Print, word for word, every line from the beginning of the listing up to and including the line with "0.2, 0.43, 0.58];". Pictures are to be excluded.
begin
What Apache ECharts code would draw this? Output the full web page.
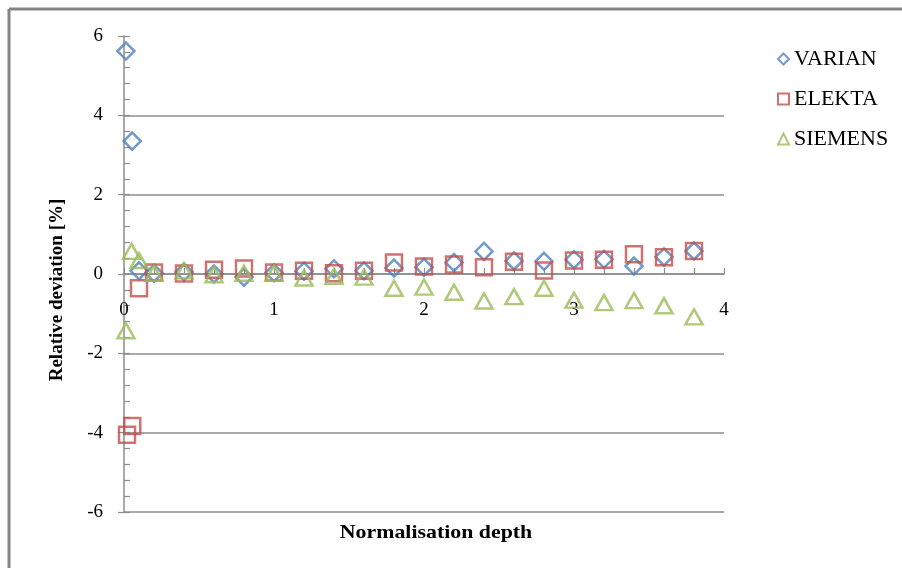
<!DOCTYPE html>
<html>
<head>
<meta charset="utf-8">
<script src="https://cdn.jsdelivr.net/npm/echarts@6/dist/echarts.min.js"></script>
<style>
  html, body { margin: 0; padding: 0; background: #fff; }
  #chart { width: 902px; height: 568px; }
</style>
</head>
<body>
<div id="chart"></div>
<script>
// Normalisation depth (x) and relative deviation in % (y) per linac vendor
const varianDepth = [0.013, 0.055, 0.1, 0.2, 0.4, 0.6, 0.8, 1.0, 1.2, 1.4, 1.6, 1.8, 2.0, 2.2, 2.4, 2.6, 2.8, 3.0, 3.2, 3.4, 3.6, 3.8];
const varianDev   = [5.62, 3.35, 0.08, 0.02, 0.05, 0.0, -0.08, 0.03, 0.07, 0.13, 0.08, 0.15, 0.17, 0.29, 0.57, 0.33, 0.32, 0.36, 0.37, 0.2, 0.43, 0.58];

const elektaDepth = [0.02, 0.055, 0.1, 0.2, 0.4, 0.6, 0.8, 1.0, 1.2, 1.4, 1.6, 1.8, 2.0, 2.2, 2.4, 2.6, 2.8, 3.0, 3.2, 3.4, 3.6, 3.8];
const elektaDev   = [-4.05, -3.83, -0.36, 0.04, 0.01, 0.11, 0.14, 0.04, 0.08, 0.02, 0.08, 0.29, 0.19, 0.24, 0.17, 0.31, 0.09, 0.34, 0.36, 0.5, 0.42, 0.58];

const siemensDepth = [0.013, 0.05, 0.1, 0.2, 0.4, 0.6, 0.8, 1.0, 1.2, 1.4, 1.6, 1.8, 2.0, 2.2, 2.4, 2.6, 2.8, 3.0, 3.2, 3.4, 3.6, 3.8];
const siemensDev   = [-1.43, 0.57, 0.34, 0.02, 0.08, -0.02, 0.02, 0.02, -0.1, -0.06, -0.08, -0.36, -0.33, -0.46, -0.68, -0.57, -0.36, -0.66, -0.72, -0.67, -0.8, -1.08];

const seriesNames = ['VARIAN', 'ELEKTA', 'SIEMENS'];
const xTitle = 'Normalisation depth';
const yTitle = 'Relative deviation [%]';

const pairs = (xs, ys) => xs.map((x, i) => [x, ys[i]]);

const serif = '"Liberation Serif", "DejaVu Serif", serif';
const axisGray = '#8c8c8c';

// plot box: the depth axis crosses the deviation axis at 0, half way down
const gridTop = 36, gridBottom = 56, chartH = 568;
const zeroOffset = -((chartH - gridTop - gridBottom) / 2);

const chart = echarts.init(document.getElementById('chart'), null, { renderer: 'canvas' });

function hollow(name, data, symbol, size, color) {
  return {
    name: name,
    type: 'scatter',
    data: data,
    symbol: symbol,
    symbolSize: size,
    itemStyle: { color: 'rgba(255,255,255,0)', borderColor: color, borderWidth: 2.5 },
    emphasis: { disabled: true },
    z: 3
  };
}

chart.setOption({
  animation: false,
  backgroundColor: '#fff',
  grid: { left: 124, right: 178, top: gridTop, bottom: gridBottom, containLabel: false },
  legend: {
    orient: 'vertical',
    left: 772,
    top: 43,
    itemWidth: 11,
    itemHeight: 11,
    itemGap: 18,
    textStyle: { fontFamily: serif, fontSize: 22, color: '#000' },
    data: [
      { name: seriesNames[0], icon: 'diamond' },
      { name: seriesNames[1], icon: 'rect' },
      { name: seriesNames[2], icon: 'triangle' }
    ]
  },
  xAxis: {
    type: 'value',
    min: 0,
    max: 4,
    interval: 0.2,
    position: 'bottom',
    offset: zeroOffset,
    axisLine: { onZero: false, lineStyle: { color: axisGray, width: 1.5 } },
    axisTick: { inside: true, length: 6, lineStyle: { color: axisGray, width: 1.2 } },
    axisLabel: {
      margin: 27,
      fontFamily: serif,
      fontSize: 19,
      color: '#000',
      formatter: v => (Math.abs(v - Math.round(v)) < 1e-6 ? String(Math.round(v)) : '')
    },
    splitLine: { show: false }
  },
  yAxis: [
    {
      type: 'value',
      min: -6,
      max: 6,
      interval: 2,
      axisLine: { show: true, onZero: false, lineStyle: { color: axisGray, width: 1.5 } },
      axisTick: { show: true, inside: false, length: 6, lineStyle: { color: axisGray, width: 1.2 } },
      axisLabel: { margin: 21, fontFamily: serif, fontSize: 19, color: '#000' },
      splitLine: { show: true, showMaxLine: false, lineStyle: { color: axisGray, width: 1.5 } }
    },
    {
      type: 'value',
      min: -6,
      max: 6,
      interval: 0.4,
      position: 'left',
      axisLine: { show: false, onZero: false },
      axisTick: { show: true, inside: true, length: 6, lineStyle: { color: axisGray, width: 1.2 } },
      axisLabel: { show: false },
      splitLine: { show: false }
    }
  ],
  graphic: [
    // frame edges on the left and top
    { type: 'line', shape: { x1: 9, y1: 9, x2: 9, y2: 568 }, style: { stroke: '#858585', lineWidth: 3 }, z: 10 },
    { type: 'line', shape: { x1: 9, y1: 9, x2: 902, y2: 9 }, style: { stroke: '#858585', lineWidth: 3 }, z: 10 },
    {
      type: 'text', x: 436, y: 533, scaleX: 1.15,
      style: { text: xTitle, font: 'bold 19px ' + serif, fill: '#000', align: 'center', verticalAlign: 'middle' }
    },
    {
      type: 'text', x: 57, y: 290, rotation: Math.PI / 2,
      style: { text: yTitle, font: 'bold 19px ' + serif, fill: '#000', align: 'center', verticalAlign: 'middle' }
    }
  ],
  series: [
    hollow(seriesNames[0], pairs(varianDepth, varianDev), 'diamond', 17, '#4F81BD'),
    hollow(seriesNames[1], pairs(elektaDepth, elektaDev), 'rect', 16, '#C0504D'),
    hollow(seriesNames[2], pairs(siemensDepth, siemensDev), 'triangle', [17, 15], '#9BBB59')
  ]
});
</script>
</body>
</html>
end
__Result__:
What Apache ECharts code would draw this? Output the full web page.
<!DOCTYPE html>
<html>
<head>
<meta charset="utf-8">
<script src="https://cdn.jsdelivr.net/npm/echarts@6/dist/echarts.min.js"></script>
<style>
  html, body { margin: 0; padding: 0; background: #fff; }
  #chart { width: 902px; height: 568px; }
</style>
</head>
<body>
<div id="chart"></div>
<script>
// Normalisation depth (x) and relative deviation in % (y) per linac vendor
const varianDepth = [0.013, 0.055, 0.1, 0.2, 0.4, 0.6, 0.8, 1.0, 1.2, 1.4, 1.6, 1.8, 2.0, 2.2, 2.4, 2.6, 2.8, 3.0, 3.2, 3.4, 3.6, 3.8];
const varianDev   = [5.62, 3.35, 0.08, 0.02, 0.05, 0.0, -0.08, 0.03, 0.07, 0.13, 0.08, 0.15, 0.17, 0.29, 0.57, 0.33, 0.32, 0.36, 0.37, 0.2, 0.43, 0.58];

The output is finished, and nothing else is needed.